>> start
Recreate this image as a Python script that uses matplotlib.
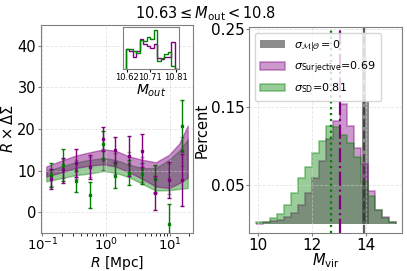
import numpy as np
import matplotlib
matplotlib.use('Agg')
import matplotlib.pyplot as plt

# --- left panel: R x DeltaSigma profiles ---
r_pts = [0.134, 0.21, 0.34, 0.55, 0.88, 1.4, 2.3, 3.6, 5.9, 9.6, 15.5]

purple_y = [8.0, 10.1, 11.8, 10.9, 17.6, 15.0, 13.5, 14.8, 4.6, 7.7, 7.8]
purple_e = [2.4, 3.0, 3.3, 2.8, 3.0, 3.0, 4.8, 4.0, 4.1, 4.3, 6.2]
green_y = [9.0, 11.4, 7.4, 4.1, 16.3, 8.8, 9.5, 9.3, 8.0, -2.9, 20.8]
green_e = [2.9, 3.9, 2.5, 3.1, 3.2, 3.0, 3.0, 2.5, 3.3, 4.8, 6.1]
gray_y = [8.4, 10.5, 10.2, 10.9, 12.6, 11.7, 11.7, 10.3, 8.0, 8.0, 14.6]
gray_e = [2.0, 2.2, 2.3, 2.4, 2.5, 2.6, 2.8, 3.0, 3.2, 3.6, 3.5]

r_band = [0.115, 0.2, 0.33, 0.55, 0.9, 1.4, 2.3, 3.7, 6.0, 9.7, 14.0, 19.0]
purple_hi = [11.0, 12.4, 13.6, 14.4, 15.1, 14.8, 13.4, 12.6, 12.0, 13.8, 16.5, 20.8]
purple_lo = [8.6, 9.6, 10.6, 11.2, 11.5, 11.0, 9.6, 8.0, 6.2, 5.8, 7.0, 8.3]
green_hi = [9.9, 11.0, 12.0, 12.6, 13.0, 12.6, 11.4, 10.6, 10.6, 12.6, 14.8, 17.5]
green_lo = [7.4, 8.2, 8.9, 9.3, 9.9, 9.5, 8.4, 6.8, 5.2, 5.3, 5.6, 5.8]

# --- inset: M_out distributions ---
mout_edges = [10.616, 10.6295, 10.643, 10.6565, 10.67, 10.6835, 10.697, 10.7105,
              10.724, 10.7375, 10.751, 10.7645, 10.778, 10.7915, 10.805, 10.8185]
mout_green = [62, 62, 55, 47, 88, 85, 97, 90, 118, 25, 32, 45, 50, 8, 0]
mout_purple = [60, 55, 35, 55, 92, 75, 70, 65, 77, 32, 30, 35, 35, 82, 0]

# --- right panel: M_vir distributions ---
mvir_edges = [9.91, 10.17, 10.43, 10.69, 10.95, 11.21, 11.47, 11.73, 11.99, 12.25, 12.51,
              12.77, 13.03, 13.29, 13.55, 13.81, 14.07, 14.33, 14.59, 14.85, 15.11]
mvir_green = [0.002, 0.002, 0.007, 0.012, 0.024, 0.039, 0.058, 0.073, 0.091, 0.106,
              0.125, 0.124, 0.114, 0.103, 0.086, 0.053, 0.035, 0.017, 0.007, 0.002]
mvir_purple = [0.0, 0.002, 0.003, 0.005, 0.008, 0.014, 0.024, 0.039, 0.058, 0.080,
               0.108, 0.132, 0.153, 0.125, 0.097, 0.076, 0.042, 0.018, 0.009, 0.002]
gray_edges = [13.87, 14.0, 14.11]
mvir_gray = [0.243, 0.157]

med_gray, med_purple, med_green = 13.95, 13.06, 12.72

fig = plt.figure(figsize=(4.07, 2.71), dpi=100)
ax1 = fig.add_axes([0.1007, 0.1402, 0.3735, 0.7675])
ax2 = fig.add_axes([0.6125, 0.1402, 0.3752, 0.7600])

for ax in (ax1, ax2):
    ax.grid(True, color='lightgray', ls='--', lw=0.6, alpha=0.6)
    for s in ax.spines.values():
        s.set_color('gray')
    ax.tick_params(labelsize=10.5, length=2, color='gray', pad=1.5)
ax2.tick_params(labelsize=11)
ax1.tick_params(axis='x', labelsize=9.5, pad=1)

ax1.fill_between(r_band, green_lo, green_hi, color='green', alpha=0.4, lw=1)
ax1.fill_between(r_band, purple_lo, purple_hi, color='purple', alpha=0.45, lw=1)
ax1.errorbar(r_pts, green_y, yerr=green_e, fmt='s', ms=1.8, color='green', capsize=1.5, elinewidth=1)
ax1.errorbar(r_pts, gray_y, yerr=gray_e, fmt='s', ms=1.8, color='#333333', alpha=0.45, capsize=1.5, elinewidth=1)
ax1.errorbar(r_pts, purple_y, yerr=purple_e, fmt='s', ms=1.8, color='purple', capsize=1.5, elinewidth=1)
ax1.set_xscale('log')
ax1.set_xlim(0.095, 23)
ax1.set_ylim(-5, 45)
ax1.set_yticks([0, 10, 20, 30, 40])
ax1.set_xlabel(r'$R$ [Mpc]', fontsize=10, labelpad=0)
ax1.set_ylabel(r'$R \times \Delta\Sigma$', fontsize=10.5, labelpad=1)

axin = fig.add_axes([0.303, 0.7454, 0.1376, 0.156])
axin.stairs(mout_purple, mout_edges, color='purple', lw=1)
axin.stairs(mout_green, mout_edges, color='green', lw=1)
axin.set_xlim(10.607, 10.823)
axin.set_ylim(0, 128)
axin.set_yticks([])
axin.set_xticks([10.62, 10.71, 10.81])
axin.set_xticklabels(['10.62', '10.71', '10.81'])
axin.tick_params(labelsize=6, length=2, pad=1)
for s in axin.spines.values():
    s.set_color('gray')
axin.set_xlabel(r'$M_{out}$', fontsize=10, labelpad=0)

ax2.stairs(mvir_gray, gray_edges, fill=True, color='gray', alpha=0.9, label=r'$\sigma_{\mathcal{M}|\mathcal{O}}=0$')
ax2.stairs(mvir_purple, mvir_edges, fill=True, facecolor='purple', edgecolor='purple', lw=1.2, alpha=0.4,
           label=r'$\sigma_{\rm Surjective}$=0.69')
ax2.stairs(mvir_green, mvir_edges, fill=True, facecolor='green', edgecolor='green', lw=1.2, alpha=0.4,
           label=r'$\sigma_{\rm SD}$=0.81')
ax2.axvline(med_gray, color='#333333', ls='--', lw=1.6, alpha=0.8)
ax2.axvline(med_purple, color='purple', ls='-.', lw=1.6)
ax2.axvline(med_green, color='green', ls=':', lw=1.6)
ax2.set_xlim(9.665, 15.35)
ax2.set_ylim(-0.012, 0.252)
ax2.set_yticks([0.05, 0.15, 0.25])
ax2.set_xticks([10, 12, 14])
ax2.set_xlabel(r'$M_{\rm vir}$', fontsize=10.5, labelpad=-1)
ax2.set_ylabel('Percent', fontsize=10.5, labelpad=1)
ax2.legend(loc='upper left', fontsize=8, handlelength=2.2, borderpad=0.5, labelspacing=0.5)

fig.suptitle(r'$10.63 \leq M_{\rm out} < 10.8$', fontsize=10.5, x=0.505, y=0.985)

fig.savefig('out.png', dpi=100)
>> end
>> start
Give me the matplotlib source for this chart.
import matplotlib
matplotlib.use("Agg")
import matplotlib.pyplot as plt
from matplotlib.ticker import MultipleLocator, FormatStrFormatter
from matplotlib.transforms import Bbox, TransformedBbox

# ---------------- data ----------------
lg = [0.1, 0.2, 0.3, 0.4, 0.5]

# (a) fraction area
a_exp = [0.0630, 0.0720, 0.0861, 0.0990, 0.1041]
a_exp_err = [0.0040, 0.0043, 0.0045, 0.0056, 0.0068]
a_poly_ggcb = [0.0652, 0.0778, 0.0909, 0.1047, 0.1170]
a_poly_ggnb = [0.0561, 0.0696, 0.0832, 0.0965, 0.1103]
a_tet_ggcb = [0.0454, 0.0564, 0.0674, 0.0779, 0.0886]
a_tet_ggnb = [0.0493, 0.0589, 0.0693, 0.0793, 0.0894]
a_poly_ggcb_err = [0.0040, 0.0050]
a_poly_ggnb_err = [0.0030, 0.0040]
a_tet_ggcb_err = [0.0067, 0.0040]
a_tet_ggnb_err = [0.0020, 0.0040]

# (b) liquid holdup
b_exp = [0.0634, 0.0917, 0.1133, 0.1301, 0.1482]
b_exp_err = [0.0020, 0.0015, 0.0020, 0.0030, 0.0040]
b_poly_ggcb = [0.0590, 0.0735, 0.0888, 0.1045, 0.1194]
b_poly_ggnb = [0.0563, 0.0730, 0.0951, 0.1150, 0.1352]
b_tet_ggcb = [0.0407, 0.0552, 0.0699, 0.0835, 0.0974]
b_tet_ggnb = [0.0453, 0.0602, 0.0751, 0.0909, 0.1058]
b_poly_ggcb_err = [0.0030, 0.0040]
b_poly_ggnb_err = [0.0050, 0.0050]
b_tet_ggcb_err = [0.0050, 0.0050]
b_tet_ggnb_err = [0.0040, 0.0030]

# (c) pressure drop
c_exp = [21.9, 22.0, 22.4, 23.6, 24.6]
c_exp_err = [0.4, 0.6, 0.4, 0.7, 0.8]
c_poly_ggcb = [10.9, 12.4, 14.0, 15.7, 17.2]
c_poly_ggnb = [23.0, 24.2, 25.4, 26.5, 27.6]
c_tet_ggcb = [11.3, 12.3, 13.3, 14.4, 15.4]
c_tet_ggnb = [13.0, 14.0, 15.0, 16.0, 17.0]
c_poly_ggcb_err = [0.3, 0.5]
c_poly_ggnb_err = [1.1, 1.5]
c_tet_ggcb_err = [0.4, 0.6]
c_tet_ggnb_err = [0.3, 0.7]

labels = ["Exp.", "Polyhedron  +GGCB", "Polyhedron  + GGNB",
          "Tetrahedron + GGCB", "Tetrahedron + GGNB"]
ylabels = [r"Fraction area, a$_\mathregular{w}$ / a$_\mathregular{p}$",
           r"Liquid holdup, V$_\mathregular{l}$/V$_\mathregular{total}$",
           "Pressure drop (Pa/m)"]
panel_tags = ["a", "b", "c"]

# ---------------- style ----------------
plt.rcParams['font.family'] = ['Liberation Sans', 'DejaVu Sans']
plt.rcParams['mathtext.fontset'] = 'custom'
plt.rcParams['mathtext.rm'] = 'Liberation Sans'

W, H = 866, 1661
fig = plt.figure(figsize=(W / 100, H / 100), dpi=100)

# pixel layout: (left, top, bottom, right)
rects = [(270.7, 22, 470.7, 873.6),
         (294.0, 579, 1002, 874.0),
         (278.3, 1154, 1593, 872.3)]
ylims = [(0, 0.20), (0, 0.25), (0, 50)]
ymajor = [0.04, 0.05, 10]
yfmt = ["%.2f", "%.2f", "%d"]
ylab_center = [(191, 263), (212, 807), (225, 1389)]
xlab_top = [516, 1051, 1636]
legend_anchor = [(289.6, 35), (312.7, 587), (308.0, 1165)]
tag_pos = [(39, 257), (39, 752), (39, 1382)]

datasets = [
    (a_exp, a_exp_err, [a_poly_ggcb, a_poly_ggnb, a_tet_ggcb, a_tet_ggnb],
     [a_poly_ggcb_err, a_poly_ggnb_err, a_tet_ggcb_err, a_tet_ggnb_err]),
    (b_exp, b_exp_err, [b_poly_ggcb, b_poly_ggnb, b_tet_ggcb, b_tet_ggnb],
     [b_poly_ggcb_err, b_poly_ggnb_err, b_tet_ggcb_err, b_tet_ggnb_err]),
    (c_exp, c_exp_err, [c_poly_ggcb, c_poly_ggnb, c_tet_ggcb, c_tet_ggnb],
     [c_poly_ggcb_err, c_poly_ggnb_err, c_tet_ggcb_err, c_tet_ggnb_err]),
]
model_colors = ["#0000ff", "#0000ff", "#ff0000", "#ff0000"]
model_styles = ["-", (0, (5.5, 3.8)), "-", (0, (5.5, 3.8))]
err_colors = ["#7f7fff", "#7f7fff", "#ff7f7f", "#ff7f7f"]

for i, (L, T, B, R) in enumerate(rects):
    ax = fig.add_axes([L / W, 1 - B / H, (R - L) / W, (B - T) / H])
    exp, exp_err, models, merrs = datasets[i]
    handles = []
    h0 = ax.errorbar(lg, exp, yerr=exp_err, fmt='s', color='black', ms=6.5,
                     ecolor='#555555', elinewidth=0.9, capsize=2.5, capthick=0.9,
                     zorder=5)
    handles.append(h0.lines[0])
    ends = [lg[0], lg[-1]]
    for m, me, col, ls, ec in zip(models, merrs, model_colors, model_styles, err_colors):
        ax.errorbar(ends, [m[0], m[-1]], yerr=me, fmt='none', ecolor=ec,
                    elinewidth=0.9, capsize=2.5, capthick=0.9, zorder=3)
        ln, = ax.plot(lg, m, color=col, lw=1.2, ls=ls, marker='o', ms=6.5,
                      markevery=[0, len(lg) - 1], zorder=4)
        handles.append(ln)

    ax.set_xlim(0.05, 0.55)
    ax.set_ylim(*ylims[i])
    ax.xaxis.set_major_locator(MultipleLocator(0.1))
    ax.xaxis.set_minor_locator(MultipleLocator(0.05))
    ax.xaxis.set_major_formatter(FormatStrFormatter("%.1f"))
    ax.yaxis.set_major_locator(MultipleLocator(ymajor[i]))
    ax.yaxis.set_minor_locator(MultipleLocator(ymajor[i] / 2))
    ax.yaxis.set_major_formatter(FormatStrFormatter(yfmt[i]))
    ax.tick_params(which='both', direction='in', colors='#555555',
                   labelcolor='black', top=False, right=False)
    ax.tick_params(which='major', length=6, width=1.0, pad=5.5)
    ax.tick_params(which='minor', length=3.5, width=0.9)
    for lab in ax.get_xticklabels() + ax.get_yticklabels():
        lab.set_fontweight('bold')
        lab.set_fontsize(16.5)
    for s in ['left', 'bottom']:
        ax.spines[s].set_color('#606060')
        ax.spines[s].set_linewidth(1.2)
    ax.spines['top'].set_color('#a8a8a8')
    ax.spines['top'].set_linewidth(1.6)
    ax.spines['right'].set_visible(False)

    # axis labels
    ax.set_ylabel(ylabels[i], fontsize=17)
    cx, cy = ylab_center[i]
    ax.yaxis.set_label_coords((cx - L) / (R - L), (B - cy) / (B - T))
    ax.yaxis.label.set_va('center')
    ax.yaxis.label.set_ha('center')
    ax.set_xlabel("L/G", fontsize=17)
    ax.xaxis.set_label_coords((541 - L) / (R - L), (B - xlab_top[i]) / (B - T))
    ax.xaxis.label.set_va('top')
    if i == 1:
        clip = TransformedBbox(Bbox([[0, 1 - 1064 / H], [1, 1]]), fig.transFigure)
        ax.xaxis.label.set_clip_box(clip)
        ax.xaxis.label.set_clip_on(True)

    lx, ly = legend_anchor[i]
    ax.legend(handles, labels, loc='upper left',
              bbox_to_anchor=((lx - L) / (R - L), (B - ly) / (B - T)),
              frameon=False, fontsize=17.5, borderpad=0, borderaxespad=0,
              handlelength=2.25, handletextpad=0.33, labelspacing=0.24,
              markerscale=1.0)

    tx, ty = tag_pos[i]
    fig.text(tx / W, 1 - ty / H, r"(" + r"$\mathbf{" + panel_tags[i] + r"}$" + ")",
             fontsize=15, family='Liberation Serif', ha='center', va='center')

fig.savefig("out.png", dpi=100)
>> end
• _What you need to do_
Reproduce exactly the run of lines beginning with the one that contains "Recreate this image" and ending with the one that contains "5.9, 9.6, 15.5]". Do not include pictures.

• _Full output_
Recreate this image as a Python script that uses matplotlib.
import numpy as np
import matplotlib
matplotlib.use('Agg')
import matplotlib.pyplot as plt

# --- left panel: R x DeltaSigma profiles ---
r_pts = [0.134, 0.21, 0.34, 0.55, 0.88, 1.4, 2.3, 3.6, 5.9, 9.6, 15.5]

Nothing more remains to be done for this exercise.